Monday, February 17, 2025

Anti-Valentines Day trail

2/16/25 Hash Trash, the ‘Anti-Valentines Day trail’

Gather round children, and I will tell you the tale of The Worst Weather I’ve Ever Hashed In.
The ‘Anti-Valentine’s Day Trail’ was supposed to start at The Wrong Kong (the Harvard Square Hong Kong). But the Kong was too Wrong, so start was moved to Shay’s Wine Bar.
It had snowed about 6 inches the night before, and then rained all day (including during all of trail), resulting in a wet sloppy mess everywhere. What, you wanted a sex joke?

The souls brave and/or stupid enough to a attempt trail in the snow, slush, and rain were:
Hares: Just Meghan, Whoops I Milked Her Again, O’Boner
Bagcar: Just Mark
Pack: Strap on Strap off (RA), Sex The Final Frontier, Slippy, Beeez, Just Clayton, Cummy Stix, Friar Fuck, Shits and Ladders
Angry Sock and Fellowship of The Cockring showed up to prelube, but decided that they were not quite dumb enough to do trail in the horrible weather, so bailed.

The hares left. Reluctantly, pack did too.
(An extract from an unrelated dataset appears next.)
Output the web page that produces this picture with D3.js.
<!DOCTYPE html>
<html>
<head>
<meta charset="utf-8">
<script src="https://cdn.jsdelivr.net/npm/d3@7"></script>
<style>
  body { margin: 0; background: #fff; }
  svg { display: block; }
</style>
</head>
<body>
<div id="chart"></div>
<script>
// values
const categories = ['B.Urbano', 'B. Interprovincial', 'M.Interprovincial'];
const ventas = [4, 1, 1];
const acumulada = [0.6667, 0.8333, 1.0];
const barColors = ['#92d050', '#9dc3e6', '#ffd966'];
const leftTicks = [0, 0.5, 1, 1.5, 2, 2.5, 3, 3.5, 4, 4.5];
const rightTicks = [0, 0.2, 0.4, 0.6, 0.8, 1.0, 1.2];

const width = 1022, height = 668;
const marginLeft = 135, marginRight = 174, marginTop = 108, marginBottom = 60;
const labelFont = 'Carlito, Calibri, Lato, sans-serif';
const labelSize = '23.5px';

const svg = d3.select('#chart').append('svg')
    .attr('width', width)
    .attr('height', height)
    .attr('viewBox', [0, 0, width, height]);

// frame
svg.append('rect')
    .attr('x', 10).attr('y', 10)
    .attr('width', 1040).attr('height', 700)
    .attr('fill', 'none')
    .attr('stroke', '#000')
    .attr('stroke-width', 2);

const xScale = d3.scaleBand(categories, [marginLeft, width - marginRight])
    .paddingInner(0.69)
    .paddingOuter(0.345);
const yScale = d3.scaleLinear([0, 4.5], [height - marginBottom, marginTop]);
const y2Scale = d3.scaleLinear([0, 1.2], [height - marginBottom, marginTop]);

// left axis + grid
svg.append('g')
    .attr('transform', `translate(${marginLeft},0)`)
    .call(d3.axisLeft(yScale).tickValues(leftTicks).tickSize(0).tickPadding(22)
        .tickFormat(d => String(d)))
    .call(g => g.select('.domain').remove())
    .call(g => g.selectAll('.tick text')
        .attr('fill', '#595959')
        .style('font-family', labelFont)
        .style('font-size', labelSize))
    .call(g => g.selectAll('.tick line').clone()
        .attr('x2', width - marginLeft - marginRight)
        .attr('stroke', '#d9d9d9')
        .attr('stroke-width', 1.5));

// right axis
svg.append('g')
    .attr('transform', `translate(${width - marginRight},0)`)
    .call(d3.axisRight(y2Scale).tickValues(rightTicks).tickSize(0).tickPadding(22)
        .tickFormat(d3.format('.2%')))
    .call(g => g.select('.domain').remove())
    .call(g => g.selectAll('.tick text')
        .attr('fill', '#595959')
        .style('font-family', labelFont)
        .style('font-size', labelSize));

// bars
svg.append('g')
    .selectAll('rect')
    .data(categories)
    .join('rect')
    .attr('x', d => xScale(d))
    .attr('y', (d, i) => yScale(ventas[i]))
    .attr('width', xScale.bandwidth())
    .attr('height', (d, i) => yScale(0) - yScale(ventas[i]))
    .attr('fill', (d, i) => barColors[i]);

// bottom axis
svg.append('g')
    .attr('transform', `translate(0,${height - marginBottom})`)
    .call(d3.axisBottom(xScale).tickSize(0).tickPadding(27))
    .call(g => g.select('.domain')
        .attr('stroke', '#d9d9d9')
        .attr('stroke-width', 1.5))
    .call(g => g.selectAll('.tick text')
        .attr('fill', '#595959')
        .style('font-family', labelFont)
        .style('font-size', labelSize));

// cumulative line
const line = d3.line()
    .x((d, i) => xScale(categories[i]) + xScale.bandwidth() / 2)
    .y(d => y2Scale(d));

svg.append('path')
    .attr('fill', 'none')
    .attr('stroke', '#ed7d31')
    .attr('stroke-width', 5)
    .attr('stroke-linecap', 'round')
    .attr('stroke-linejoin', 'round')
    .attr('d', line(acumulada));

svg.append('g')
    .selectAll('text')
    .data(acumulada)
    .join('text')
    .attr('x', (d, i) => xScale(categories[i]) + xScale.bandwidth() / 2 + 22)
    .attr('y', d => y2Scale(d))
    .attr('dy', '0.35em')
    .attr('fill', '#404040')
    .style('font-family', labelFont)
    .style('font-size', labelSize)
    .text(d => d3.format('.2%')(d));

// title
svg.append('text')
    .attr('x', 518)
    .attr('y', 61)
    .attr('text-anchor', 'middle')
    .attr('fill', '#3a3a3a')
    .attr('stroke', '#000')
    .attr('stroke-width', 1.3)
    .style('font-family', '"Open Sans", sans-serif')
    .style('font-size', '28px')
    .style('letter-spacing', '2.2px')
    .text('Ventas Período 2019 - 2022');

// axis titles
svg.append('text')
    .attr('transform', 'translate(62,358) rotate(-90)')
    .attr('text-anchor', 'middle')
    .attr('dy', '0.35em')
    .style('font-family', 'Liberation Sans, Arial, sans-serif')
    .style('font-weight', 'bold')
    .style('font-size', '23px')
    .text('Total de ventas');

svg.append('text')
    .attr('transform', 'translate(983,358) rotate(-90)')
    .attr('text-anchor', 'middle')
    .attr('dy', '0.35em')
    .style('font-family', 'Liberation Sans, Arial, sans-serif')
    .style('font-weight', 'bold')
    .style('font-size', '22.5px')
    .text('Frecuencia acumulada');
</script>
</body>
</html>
We went over marks very briefly, then began trail.

We followed orange carpenter’s-chalk marks on Mass Ave. We missed a check and had to go back a bit. We cut through the Harvard campus. We death-marched down broadway. We turned north and went through Inman Square. I was running behind Cummy Stix when he ran into knee-deep water and fell. Not ideal. I picked a different way around. I’m not sure it mattered, we were all very wet by this point. Strap On Strap off made a joke about “caulking your boat and floating it”. Cummy Stix corrected him that a boat should already be caulked, it was a wagon that needed caulking. Sex The Final Frontier quipped that someone’s mom needed caulking.
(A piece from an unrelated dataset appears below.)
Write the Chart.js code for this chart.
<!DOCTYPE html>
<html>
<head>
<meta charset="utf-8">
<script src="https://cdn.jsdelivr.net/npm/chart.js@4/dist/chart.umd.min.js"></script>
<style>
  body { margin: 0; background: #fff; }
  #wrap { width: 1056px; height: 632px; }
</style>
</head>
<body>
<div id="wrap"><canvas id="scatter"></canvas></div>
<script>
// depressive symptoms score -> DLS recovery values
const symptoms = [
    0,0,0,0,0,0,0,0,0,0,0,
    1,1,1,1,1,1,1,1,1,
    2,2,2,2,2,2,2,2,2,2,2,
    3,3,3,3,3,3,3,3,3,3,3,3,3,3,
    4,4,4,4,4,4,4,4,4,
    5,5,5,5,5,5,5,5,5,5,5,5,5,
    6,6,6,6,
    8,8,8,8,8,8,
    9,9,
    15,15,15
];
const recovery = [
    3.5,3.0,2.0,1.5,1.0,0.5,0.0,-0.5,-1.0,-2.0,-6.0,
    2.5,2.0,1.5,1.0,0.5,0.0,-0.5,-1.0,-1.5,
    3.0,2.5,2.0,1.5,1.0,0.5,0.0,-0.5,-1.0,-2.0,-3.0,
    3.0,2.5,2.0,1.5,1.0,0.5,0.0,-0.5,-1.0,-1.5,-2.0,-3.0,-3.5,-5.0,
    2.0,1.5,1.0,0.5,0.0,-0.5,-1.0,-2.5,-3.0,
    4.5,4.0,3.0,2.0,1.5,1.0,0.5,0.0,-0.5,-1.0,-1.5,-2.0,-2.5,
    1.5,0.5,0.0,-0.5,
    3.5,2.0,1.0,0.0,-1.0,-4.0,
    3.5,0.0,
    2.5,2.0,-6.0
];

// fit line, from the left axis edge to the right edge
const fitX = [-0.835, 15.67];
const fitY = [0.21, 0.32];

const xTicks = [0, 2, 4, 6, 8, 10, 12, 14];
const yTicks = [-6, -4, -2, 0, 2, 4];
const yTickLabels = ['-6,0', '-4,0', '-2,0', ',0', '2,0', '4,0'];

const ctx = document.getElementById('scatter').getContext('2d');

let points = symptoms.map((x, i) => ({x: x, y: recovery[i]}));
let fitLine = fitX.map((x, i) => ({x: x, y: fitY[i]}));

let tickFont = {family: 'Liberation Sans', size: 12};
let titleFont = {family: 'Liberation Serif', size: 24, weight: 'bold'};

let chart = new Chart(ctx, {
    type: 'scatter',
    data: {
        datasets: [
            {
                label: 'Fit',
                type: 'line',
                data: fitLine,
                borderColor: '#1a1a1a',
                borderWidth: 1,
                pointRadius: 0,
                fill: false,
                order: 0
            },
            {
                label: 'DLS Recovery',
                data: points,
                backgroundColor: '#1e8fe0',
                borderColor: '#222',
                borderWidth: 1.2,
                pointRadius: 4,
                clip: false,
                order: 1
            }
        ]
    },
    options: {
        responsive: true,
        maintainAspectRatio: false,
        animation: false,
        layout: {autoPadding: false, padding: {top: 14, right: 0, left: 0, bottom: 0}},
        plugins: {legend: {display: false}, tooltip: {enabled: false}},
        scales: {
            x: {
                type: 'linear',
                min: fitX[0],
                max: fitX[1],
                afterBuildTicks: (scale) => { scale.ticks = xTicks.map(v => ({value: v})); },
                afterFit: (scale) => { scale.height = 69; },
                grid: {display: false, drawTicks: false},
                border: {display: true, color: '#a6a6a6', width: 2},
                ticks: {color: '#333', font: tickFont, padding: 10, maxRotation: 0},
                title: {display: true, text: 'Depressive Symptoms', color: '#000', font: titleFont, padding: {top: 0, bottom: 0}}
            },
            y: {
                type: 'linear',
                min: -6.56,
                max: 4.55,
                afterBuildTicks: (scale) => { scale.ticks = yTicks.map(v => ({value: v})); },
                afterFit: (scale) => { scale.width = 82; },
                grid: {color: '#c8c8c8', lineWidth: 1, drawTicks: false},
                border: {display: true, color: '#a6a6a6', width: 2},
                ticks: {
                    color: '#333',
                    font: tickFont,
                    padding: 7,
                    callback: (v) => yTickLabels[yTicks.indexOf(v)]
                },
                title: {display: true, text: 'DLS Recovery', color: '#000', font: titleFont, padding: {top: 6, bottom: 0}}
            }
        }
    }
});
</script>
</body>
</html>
We came to a shot check in Lincoln Park. A bucket of Pink Nips. Again, I don’t have a good sex joke here. Lame, I know. After sucking on some of the nips, we threw out the evidence. I couldn’t fit the bucket in the trashcan hole. STFF used his superior knowledge of physics to solve the problem (by smashing the thing to pieces so that it would fit through the trash hole).

We ran through Union square and ended up on summer street. I strongly considered zenning straight to Cummy-Stix/Puker’s place, where I was 95% sure we were headed, but decided to follow marks just in case. This was the correct decision, as there was indeed an actual beercheck in store for us. We nearly caught the hares right before the beer check at Somerville High School.
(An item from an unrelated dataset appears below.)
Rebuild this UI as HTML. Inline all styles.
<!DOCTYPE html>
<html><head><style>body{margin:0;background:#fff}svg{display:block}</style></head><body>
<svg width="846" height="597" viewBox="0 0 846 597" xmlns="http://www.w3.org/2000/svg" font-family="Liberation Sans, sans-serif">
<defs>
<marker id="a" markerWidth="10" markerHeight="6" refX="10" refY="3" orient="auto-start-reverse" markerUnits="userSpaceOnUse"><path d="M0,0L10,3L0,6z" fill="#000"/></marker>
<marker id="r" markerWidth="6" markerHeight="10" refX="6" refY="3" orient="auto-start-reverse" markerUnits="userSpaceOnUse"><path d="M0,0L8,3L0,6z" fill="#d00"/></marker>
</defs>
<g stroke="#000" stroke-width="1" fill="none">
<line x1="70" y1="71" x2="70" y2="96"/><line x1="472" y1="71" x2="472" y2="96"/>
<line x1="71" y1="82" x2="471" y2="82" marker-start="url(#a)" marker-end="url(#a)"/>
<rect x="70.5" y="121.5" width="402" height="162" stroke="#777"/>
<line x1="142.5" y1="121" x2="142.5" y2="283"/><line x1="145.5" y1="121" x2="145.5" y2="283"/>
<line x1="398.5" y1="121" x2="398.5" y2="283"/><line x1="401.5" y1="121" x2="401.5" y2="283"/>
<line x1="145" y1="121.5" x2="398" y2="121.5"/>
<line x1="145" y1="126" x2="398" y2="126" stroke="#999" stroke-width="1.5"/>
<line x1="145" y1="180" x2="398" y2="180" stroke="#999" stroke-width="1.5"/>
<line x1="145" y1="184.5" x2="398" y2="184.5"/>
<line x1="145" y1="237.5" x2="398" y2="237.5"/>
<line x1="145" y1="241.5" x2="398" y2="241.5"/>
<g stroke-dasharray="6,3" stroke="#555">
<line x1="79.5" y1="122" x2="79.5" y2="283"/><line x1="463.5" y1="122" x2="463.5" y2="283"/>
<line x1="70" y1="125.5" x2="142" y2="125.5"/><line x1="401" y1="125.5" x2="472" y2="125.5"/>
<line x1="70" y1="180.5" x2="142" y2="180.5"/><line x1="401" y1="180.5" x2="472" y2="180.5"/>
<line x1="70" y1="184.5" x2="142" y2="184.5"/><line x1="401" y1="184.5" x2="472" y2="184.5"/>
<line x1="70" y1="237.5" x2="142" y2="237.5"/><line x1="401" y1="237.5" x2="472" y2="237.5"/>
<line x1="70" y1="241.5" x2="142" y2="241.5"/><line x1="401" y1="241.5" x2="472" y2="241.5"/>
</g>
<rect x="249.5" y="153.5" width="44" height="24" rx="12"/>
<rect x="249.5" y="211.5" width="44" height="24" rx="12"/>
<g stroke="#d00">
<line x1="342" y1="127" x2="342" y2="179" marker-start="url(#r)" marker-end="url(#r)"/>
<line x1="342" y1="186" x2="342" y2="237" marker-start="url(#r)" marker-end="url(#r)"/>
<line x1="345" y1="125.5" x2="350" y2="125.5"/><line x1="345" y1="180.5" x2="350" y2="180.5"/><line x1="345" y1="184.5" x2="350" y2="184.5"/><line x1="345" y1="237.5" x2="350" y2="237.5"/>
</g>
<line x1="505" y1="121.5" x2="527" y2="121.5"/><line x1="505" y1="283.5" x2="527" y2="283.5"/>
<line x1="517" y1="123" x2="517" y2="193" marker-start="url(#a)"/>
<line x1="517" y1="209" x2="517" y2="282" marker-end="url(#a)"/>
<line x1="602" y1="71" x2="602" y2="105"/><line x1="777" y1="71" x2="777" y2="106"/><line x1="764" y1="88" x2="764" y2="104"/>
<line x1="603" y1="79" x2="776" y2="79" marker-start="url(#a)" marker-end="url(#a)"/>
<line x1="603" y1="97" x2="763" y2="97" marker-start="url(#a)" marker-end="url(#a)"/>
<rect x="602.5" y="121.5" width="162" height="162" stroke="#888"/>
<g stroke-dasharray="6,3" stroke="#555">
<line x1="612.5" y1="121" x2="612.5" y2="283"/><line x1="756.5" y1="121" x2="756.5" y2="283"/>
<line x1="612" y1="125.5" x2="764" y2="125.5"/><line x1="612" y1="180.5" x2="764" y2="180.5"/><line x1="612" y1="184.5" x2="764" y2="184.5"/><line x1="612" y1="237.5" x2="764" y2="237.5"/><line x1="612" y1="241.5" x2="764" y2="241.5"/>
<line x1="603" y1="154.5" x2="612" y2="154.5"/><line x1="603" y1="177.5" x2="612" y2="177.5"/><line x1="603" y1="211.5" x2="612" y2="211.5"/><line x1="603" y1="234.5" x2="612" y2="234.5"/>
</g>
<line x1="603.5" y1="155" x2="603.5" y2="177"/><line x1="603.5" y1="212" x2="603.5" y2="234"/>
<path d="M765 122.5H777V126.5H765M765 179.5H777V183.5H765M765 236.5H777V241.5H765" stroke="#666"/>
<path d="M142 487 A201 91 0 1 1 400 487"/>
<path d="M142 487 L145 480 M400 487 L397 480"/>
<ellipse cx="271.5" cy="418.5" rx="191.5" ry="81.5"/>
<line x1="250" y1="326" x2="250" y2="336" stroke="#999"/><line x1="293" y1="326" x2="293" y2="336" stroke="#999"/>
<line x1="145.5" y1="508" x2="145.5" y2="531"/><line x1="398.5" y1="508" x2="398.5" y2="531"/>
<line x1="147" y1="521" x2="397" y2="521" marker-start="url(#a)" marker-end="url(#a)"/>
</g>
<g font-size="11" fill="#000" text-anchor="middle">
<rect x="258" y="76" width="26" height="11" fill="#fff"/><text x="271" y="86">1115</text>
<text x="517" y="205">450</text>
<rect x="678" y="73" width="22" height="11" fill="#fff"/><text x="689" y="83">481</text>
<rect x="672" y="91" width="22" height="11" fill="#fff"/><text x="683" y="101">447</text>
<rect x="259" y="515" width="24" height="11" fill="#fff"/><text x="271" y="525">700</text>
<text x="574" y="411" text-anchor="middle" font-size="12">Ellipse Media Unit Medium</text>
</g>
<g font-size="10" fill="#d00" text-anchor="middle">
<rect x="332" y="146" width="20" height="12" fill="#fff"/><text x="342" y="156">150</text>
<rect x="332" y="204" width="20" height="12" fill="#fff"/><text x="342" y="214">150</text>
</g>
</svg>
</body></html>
At the beer check, we waved to a camera that was possibly recording us. We learned that Friar was conducting his own beer check at Remnant Brewing in Union. Report from the alternate beer check: “It was good” -Friar F.
 
Back at the official beer check, the hares left and pack followed shortly thereafter.

I zenned like a mofo to the on-in, as I was cold and also now 100% sure where it would be, despite Cummystix’s bad lying. It was a very short last leg to on-in.

At on-in, we gathered in the basement for circle. We accused the RAs of the weather, Cummy of swimming part of trail, Friar of warming up in a brewery, the hares for death marching us, and just Mark for cocking the bagcar and floating it. After circle we gathered by the fireplace to warm ourselves and dry off.

I took some brief notes, thinking that I might write a hash trash about trail. The only direct quote I recorded at on-in was this: 
“Sir that is a dildo” -O’Boner. 
I will leave the context to your imagination.

After trail, much of pack, plus some additional sweat-test-failures, got a piece of scorpion bowls and pupu platters at the Right Kong (Hong Kong Boston). A symbolic righting of wrongs after our earlier false start at the other Kong.